Philipp Stephani
schrieb am So., 16. Okt. 2016 um
20:13 Uhr:
> Drew Adams schrieb am So., 16. Okt. 2016 um
> 18:12 Uhr:
>
> > (define-minor-mode foo-mode nil)
> > its docstring will be
> >
> > "Toggle Foo mode on or off.
> > With a prefix argument ARG, enable Foo mode if ARG is
> > positive, and disable it otherwise. If called from Lisp, enable
> > the mode if ARG is omitted or nil, and toggle it if ARG is ‘toggle’."
> >
> > This appears to indicate that (foo-mode 'banana)
> > should disable foo-mode, but it enables it.
>
> No, it does not suggest that. But to be clearer, it should
> probably explicitly address the non-nil and non-`toggle' case,
> like so:
>
> If called from Lisp, enable the mode if ARG is omitted or
> nil, toggle it if ARG is ‘toggle’, and disable it if ARG is
> any other non-nil value.
>
> (And place the Lisp description in a separate paragraph
> from the interactive description.)
>
> > I think minor modes should simply not allow anything but
> > integers and 'toggle for ARG, avoiding this confusion.
>
> Why? There is no confusion possible, once the doc string
> explicitly speaks about all possible argument values.
>
> Why would you change the behavior, instead of just clarifying
> the doc?
>
>
> I generally prefer the behavior to be as strict as possible. Consider
> (foo-mode 'disable)
> If you read such code, do you assume that this enables foo-mode?

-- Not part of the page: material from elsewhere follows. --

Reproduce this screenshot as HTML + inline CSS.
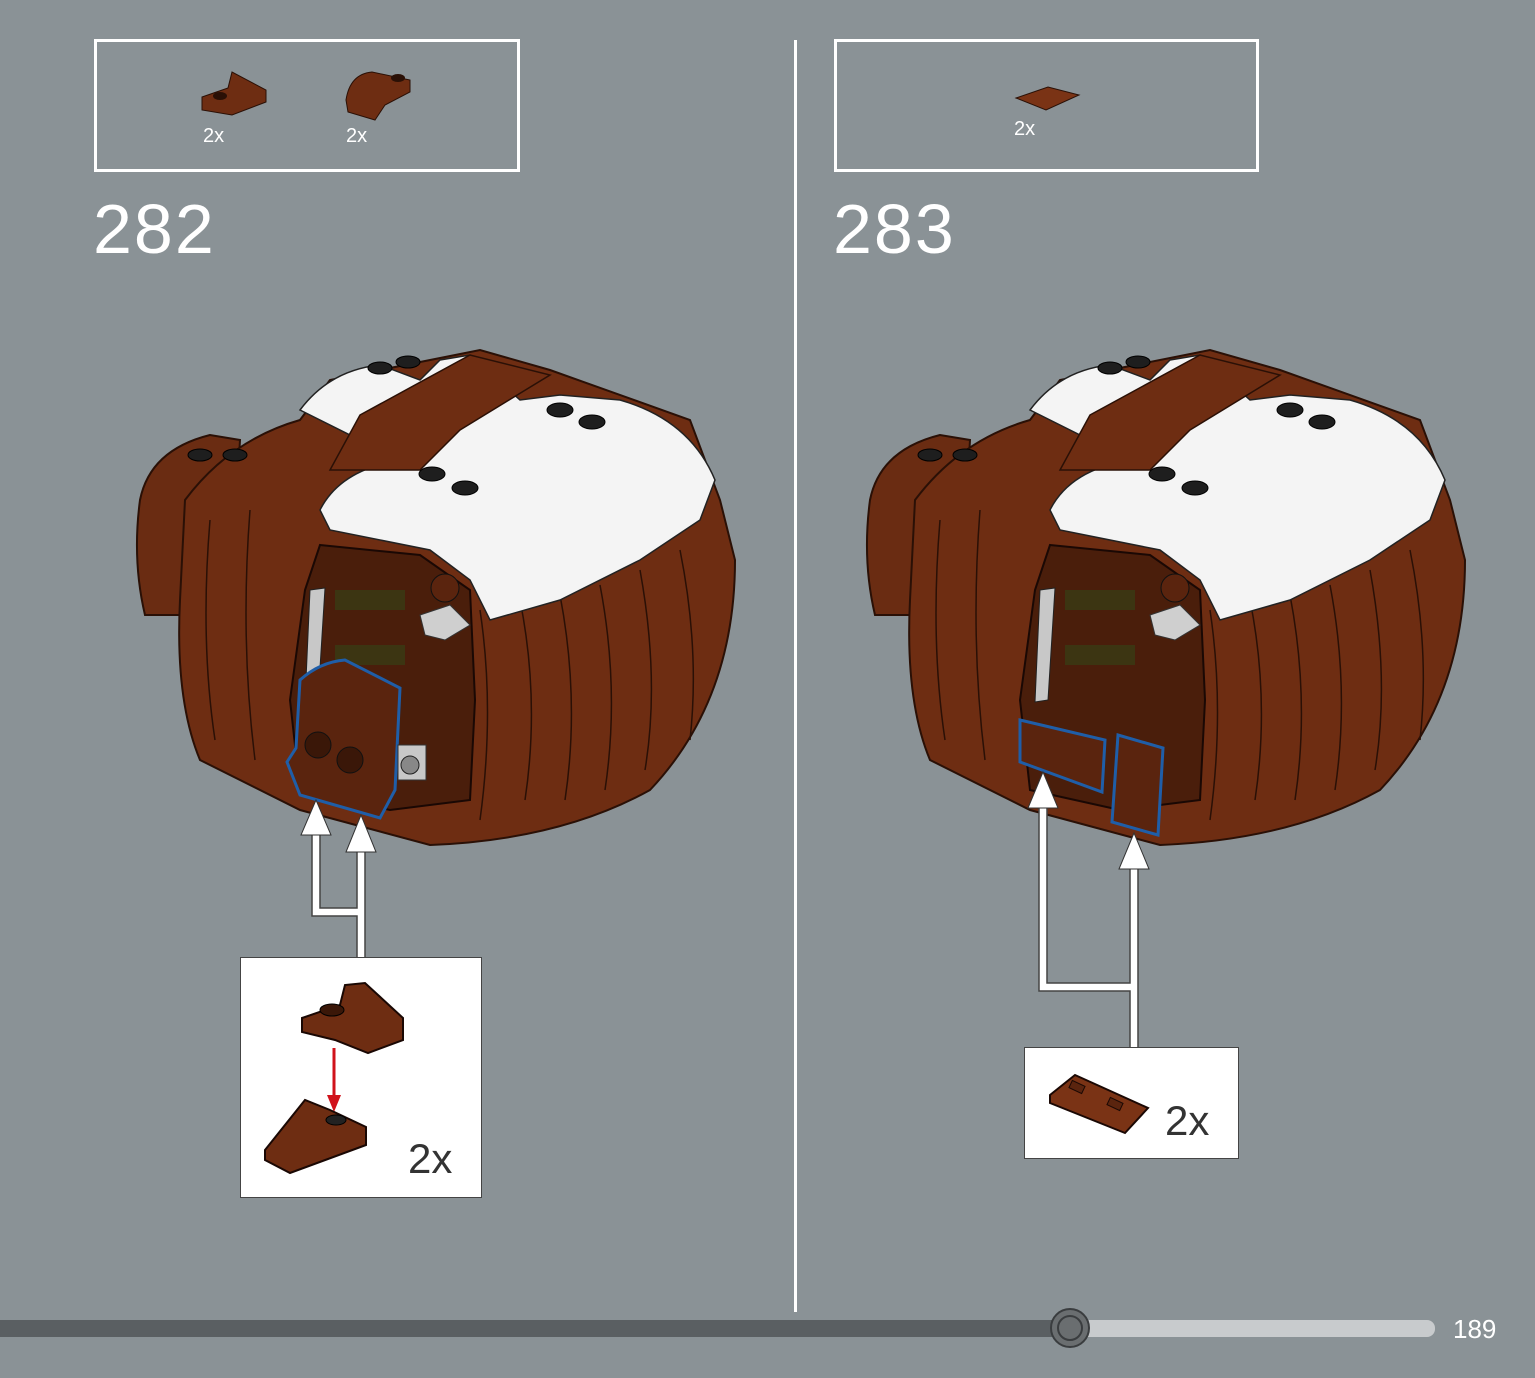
<!DOCTYPE html>
<html><head><meta charset="utf-8"><style>
html,body{margin:0;padding:0;background:#8a9296;}
svg{display:block}
text{font-family:"Liberation Sans",sans-serif;fill:#fff}
</style></head><body>
<svg width="1535" height="1378" viewBox="0 0 1535 1378" xmlns="http://www.w3.org/2000/svg">
<defs>
<g id="model">
  <!-- left flap -->
  <path d="M140,500 Q150,450 210,435 L240,440 L230,615 L145,615 Q132,560 140,500Z" fill="#6a2c12" stroke="#2a1006" stroke-width="2"/>
  <!-- main body -->
  <path d="M185,500 Q230,440 300,420 L330,380 L480,350 L550,370 L690,420 L720,500 L735,560 Q735,700 650,790 Q560,840 430,845 L300,810 L200,760 Q175,700 180,600Z" fill="#6e2d12" stroke="#2a1006" stroke-width="2"/>
  <!-- shading bands on right -->
  <g stroke="#2a1006" stroke-width="1.5" fill="none">
    <path d="M520,600 Q540,700 525,800"/><path d="M560,595 Q580,700 565,800"/>
    <path d="M600,585 Q620,690 605,790"/><path d="M640,570 Q660,680 645,770"/>
    <path d="M680,550 Q700,650 690,740"/><path d="M480,610 Q495,710 480,820"/>
    <path d="M210,520 Q200,640 215,740"/><path d="M250,510 Q240,640 255,760"/>
  </g>
  <!-- white top -->
  <path d="M300,410 Q330,370 380,365 L420,380 L440,360 L470,355 L520,400 L560,395 L620,400 Q690,420 715,480 L700,520 L640,560 L560,600 L490,620 L470,580 L430,550 L330,530 L320,510 Q340,470 400,460Z" fill="#f4f4f4" stroke="#222" stroke-width="1.5"/>
  <!-- brown strap over top -->
  <path d="M360,415 L470,355 L550,375 L460,430 L420,470 L330,470Z" fill="#6e2d12" stroke="#2a1006" stroke-width="1.5"/>
  <!-- studs -->
  <g fill="#1e1e1e" stroke="#000">
    <ellipse cx="380" cy="368" rx="12" ry="6"/><ellipse cx="408" cy="362" rx="12" ry="6"/>
    <ellipse cx="560" cy="410" rx="13" ry="7"/><ellipse cx="592" cy="422" rx="13" ry="7"/>
    <ellipse cx="432" cy="474" rx="13" ry="7"/><ellipse cx="465" cy="488" rx="13" ry="7"/>
    <ellipse cx="200" cy="455" rx="12" ry="6"/><ellipse cx="235" cy="455" rx="12" ry="6"/>
  </g>
  <!-- front dark section -->
  <path d="M320,545 L420,555 L470,590 L475,700 L470,800 L390,810 L300,790 L290,700 L305,590Z" fill="#4a1e0b" stroke="#1a0804" stroke-width="2"/>
  <rect x="335" y="590" width="70" height="20" fill="#3c3512"/>
  <rect x="335" y="645" width="70" height="20" fill="#3c3512"/>
  <path d="M310,590 L325,588 L318,700 L305,702Z" fill="#c8c8c8" stroke="#222"/>
  <circle cx="445" cy="588" r="14" fill="#5a240e" stroke="#111"/>
  <path d="M420,615 L450,605 L470,625 L445,640 L425,635Z" fill="#cfcfcf" stroke="#333"/>
</g>
</defs>

<!-- boxes -->
<rect x="95.5" y="40.5" width="423" height="130" fill="none" stroke="#fff" stroke-width="3"/>
<rect x="835.5" y="40.5" width="422" height="130" fill="none" stroke="#fff" stroke-width="3"/>
<line x1="795.5" y1="40" x2="795.5" y2="1312" stroke="#fff" stroke-width="3"/>

<!-- parts in boxes -->
<path d="M202,97 L228,88 L232,72 L266,90 L266,102 L232,115 L202,110Z" fill="#6e2d12" stroke="#2a1006"/>
<ellipse cx="220" cy="96" rx="7" ry="4" fill="#2a1006"/>
<text x="203" y="142" font-size="20">2x</text>
<path d="M346,100 Q350,74 372,72 L410,80 L410,92 L385,105 L375,120 L348,112Z" fill="#6e2d12" stroke="#2a1006"/>
<ellipse cx="398" cy="78" rx="7" ry="4" fill="#2a1006"/>
<text x="346" y="142" font-size="20">2x</text>
<path d="M1016,98 L1048,87 L1079,95 L1046,110Z" fill="#7a3315" stroke="#2a1006"/>
<text x="1014" y="135" font-size="20">2x</text>

<text x="93" y="253" font-size="70" font-weight="300" letter-spacing="2">282</text>
<text x="833" y="253" font-size="70" font-weight="300" letter-spacing="2">283</text>

<use href="#model"/>
<use href="#model" transform="translate(730,0)"/>

<!-- left highlight -->
<path d="M300,680 Q320,662 345,660 L400,688 L395,790 L380,818 L300,795 L287,762 L296,748Z" fill="#5a240e" stroke="#1f5ea8" stroke-width="3"/>
<circle cx="318" cy="745" r="13" fill="#3a1708" stroke="#111"/>
<circle cx="350" cy="760" r="13" fill="#3a1708" stroke="#111"/>
<rect x="398" y="745" width="28" height="35" fill="#c8c8c8" stroke="#333"/>
<circle cx="410" cy="765" r="9" fill="#888" stroke="#222"/>
<!-- right highlights -->
<path d="M1020,720 L1105,740 L1102,792 L1020,762Z" fill="#5a240e" stroke="#1f5ea8" stroke-width="3"/>
<path d="M1118,735 L1163,748 L1158,835 L1112,822Z" fill="#5a240e" stroke="#1f5ea8" stroke-width="3"/>

<!-- left arrows -->
<g fill="none" stroke="#fff" stroke-width="7">
<path d="M316,835 L316,912 L361,912 M361,850 L361,957"/>
</g>
<g fill="none" stroke="#444" stroke-width="1.5">
<path d="M312,835 L312,916 L357,916 L357,957 M365,850 L365,957 M320,835 L320,908 L357,908 L357,850"/>
</g>
<polygon points="316,800 301,835 331,835" fill="#fff" stroke="#333"/>
<polygon points="361,815 346,852 376,852" fill="#fff" stroke="#333"/>
<!-- right arrows -->
<g fill="none" stroke="#fff" stroke-width="7">
<path d="M1043,805 L1043,987 L1134,987 M1134,866 L1134,1047"/>
</g>
<g fill="none" stroke="#444" stroke-width="1.5">
<path d="M1039,805 L1039,991 L1130,991 L1130,1047 M1138,866 L1138,1047 M1047,805 L1047,983 L1130,983 L1130,866"/>
</g>
<polygon points="1043,772 1028,808 1058,808" fill="#fff" stroke="#333"/>
<polygon points="1134,833 1119,869 1149,869" fill="#fff" stroke="#333"/>

<!-- callouts -->
<rect x="240.5" y="957.5" width="241" height="240" fill="#fff" stroke="#444"/>
<path d="M302,1018 L340,1005 L345,985 L365,983 L403,1018 L403,1040 L368,1053 L335,1040 L302,1032Z" fill="#6e2d12" stroke="#1a0804" stroke-width="2"/>
<ellipse cx="332" cy="1010" rx="12" ry="6" fill="#3a1708" stroke="#000"/>
<line x1="334" y1="1048" x2="334" y2="1098" stroke="#d0121b" stroke-width="3"/>
<polygon points="327,1095 341,1095 334,1112" fill="#d0121b"/>
<path d="M265,1150 L305,1100 L330,1110 L366,1127 L366,1145 L290,1173 L265,1160Z" fill="#6e2d12" stroke="#1a0804" stroke-width="2"/>
<ellipse cx="336" cy="1120" rx="10" ry="5" fill="#222" stroke="#000"/>
<text x="408" y="1173" font-size="42" style="fill:#333" font-weight="300">2x</text>

<rect x="1024.5" y="1047.5" width="214" height="111" fill="#fff" stroke="#444"/>
<path d="M1050,1095 L1075,1075 L1148,1108 L1125,1133 L1050,1103Z" fill="#7a3315" stroke="#1a0804" stroke-width="2"/>
<rect x="1070" y="1083" width="14" height="8" fill="#5a240e" stroke="#1a0804" transform="rotate(25 1077 1087)"/>
<rect x="1108" y="1100" width="14" height="8" fill="#5a240e" stroke="#1a0804" transform="rotate(25 1115 1104)"/>
<text x="1165" y="1135" font-size="42" style="fill:#333" font-weight="300">2x</text>

<!-- progress -->
<rect x="0" y="1320" width="1070" height="17" fill="#5a5f62"/>
<rect x="1070" y="1320" width="365" height="17" rx="8" fill="#c8cbcd"/>
<circle cx="1070" cy="1328" r="19" fill="#6a6e70" stroke="#3a3d3f" stroke-width="2"/>
<circle cx="1070" cy="1328" r="12" fill="#6a6e70" stroke="#3a3d3f" stroke-width="2"/>
<text x="1453" y="1338" font-size="26">189</text>
</svg>
</body></html>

> However, in this case I guess it's too late, and fixing the documentation
> is indeed more appropriate. BTW, the Elisp manual has the same issue:
>
> The mode command should accept one optional argument. If called
> interactively with no prefix argument, it should toggle the mode
> (i.e., enable if it is disabled, and disable if it is enabled). If
> called interactively with a prefix argument, it should enable the
> mode if the argument is positive and disable it otherwise.
>
> If the mode command is called from Lisp (i.e., non-interactively),
> it should enable the mode if the argument is omitted or ‘nil’; it
> should toggle the mode if the argument is the symbol ‘toggle’;
> otherwise it should treat the argument in the same way as for an
> interactive call with a numeric prefix argument, as described
> above.
>
> Probably this should be reworded so that the Lisp case doesn't refer to
> the interactive case at all. Making the documentation obvious is more
> important than avoiding repetition.
>
Attached a patch that uses the wording from `define-minor-mode'.